*To do*
Pictures are to be left out. Copy exactly the lines from the one containing "Generate a component" to the one containing "const BAND_TICK = 9;", both ends kept.

*Material for the task*

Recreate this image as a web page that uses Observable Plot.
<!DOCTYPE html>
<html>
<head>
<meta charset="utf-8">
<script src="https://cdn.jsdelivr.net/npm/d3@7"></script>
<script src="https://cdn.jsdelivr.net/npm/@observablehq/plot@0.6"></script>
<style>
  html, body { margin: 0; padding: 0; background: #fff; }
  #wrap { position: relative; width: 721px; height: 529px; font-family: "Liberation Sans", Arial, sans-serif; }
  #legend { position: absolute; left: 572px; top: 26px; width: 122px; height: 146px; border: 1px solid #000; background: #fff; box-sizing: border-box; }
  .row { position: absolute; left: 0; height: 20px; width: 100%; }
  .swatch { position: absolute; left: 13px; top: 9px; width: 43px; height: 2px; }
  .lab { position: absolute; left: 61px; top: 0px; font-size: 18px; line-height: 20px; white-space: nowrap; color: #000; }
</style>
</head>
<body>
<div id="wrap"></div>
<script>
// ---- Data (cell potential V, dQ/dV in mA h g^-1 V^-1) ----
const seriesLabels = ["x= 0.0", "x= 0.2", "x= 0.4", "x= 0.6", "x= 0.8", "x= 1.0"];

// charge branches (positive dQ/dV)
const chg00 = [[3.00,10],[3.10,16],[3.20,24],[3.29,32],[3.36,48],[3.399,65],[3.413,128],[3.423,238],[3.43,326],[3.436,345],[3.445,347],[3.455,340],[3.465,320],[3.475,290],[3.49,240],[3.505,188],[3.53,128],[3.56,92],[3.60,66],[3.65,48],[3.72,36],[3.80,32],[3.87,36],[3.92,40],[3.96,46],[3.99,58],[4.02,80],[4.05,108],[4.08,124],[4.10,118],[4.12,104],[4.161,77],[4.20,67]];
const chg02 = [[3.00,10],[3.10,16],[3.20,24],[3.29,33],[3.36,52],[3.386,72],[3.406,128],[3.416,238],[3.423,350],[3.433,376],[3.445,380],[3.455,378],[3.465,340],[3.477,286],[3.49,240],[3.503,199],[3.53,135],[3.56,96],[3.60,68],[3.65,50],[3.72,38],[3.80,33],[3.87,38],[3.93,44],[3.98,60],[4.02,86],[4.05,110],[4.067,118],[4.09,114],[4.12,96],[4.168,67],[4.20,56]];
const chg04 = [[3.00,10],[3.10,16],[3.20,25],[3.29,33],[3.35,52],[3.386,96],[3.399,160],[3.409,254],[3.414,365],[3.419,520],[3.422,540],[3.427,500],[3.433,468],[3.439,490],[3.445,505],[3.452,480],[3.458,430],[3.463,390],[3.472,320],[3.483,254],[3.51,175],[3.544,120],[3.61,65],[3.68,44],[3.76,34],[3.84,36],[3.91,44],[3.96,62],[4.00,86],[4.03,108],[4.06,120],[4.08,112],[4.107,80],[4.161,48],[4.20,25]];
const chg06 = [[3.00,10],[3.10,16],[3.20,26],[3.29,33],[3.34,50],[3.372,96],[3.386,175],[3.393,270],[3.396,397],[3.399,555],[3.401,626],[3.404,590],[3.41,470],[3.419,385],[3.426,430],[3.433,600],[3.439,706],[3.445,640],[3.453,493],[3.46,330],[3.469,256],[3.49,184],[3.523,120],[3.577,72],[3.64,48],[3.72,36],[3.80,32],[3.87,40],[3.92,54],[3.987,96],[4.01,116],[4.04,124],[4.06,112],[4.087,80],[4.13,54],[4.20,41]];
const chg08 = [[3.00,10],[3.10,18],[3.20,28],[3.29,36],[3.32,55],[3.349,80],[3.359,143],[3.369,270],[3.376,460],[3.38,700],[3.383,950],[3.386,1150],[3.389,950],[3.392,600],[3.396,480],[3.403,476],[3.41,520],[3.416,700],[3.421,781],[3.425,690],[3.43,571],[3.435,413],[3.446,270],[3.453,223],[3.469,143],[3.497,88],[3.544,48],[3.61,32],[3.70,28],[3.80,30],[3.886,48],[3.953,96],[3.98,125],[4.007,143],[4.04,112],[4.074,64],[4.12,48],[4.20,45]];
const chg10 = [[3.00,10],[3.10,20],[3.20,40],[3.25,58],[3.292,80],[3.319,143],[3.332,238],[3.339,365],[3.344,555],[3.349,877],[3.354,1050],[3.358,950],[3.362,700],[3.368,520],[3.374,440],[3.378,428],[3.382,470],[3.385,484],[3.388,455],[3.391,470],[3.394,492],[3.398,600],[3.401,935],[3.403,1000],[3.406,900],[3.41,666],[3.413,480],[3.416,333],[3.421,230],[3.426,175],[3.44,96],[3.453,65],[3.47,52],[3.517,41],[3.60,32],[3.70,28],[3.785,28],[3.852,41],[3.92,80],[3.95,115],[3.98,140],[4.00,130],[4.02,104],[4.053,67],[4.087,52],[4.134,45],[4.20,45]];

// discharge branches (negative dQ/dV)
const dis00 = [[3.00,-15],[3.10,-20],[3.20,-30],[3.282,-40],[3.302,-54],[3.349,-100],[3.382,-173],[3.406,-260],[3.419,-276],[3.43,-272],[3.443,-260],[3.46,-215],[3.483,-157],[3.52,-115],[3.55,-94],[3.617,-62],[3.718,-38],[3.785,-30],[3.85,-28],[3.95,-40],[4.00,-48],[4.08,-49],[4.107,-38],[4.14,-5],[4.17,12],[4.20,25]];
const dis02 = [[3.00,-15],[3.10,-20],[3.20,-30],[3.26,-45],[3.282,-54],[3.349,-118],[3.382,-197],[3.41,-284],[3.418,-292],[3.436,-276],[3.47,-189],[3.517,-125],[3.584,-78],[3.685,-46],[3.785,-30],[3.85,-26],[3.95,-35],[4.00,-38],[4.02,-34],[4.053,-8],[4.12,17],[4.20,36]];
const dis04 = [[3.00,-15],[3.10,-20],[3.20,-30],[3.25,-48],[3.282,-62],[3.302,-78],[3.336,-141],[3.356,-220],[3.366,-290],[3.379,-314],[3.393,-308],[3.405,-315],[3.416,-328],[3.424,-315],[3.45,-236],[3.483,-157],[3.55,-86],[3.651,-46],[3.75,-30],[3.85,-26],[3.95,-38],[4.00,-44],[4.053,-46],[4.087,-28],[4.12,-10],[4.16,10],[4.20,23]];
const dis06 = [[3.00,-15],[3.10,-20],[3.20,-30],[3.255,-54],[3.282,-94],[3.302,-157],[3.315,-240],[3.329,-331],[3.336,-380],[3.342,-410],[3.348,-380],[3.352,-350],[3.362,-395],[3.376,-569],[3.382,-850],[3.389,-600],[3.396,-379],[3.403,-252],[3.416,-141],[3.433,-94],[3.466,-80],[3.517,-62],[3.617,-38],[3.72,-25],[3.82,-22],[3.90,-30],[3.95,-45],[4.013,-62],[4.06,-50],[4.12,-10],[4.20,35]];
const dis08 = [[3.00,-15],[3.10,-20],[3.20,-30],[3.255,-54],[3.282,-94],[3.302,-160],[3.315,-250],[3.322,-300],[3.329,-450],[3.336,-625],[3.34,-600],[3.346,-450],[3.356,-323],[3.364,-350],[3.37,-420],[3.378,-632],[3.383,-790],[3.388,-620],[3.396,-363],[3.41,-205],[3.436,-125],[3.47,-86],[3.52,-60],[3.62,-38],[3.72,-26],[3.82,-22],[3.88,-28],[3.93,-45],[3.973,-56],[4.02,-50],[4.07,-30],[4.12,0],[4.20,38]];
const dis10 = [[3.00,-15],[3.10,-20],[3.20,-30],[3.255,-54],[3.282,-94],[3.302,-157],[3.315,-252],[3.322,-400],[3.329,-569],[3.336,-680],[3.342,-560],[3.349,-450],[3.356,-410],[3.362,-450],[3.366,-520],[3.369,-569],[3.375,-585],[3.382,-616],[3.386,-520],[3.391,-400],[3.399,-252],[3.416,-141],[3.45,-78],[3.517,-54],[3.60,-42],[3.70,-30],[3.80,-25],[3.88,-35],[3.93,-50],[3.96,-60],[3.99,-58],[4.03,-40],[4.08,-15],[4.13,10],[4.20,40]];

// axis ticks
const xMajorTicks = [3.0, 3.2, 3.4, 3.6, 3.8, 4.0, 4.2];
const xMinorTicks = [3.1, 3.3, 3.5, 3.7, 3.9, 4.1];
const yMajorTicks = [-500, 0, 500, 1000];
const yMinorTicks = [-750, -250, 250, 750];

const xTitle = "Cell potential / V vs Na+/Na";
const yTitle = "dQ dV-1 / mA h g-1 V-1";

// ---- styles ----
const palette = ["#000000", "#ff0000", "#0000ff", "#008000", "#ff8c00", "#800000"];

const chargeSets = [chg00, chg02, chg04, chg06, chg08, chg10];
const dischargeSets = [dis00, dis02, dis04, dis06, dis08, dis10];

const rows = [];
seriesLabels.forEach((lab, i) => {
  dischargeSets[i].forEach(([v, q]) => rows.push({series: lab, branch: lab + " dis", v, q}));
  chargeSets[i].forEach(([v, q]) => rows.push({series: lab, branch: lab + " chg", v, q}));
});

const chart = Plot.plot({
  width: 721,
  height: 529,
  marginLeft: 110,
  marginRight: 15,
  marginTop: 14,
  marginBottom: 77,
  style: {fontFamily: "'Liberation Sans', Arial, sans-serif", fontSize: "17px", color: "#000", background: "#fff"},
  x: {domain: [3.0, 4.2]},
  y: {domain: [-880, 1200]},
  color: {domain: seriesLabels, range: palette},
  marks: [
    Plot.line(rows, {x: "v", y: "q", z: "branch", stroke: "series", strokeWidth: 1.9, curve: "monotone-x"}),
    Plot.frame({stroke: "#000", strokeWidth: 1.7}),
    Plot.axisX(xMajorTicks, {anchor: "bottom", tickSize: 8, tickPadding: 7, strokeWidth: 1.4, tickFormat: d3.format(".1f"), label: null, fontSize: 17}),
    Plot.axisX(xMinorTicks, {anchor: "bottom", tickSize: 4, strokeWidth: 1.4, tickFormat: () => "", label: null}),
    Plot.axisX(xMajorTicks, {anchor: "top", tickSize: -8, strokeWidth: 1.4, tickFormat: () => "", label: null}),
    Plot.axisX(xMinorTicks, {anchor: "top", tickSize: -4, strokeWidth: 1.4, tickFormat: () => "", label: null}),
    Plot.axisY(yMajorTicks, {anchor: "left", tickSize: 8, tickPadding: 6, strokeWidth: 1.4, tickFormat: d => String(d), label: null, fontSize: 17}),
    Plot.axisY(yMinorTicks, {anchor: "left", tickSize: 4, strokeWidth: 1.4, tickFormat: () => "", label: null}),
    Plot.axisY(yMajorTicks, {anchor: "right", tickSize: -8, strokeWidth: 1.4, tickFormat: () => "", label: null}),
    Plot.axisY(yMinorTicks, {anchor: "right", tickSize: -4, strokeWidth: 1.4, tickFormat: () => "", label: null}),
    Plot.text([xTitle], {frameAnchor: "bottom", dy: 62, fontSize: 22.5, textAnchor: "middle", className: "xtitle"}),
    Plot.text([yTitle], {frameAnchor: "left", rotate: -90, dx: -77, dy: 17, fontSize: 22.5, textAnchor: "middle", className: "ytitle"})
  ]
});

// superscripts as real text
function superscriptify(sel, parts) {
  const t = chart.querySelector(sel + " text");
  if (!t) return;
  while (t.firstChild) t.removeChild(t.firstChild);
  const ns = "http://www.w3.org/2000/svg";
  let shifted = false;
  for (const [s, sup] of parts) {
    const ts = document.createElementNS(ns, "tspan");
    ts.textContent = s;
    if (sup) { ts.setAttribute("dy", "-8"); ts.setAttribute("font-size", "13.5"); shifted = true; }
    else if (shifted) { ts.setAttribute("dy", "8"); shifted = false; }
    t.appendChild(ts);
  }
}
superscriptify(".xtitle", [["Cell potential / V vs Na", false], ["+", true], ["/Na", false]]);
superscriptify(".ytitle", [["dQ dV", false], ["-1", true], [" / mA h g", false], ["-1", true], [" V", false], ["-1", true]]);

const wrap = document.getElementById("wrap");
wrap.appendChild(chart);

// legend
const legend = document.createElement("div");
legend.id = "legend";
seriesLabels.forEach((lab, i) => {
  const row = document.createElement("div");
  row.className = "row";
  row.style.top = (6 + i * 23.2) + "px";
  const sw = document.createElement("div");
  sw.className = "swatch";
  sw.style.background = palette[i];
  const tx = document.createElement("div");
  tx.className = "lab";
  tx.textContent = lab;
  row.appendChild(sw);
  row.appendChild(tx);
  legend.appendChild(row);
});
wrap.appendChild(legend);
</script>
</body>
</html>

---

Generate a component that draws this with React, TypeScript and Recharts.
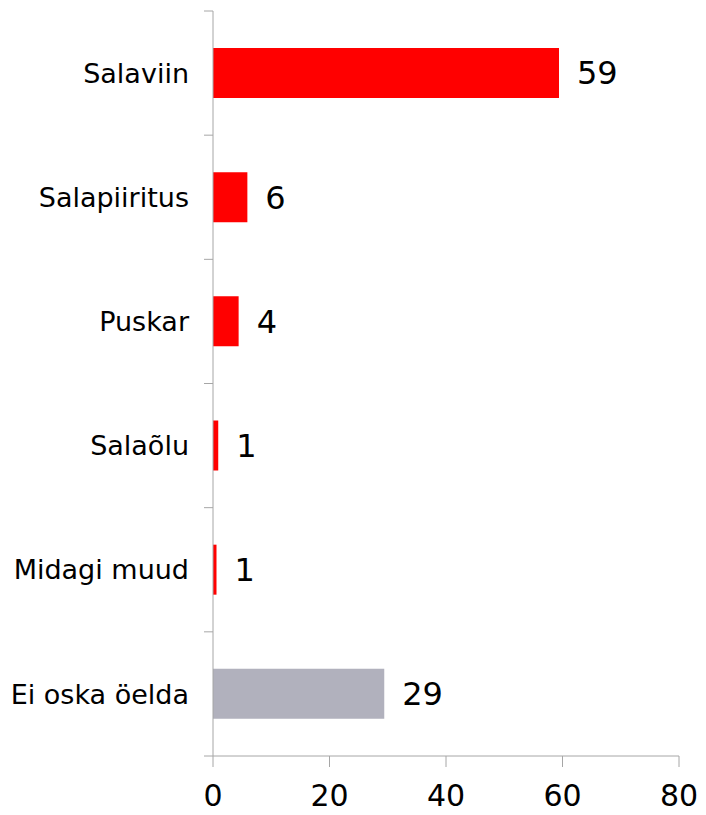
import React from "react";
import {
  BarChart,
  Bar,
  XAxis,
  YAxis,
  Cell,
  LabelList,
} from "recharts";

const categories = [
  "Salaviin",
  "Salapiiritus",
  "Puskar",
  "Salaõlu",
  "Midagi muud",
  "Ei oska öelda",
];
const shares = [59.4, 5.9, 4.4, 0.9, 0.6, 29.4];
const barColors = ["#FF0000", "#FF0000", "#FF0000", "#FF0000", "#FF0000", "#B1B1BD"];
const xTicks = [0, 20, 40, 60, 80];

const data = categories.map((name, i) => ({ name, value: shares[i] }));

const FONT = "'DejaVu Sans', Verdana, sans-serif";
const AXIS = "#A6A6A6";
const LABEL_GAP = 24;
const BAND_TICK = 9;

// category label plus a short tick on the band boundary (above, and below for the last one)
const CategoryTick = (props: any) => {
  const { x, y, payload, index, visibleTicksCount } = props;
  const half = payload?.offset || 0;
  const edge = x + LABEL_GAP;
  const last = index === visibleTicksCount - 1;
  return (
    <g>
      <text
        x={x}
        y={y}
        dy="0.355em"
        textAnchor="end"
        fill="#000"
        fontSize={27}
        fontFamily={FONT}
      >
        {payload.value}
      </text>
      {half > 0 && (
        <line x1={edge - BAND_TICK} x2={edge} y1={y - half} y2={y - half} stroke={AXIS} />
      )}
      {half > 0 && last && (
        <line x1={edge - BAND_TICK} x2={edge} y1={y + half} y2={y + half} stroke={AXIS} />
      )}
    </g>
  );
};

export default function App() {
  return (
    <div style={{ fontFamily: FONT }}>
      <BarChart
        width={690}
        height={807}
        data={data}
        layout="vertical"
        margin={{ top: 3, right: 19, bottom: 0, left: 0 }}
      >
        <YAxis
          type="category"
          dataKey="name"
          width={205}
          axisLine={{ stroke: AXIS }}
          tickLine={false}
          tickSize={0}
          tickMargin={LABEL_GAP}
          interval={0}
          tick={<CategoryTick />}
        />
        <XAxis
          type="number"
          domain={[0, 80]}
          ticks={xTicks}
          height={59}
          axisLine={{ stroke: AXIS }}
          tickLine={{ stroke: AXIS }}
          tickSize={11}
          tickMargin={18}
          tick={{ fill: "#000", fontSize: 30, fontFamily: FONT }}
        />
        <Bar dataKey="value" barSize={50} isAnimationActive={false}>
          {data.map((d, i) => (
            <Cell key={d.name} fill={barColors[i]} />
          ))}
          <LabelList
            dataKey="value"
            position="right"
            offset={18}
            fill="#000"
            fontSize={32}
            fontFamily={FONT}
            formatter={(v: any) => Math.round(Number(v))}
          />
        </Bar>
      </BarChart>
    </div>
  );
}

*Correct result*
Generate a component that draws this with React, TypeScript and Recharts.
import React from "react";
import {
  BarChart,
  Bar,
  XAxis,
  YAxis,
  Cell,
  LabelList,
} from "recharts";

const categories = [
  "Salaviin",
  "Salapiiritus",
  "Puskar",
  "Salaõlu",
  "Midagi muud",
  "Ei oska öelda",
];
const shares = [59.4, 5.9, 4.4, 0.9, 0.6, 29.4];
const barColors = ["#FF0000", "#FF0000", "#FF0000", "#FF0000", "#FF0000", "#B1B1BD"];
const xTicks = [0, 20, 40, 60, 80];

const data = categories.map((name, i) => ({ name, value: shares[i] }));

const FONT = "'DejaVu Sans', Verdana, sans-serif";
const AXIS = "#A6A6A6";
const LABEL_GAP = 24;
const BAND_TICK = 9;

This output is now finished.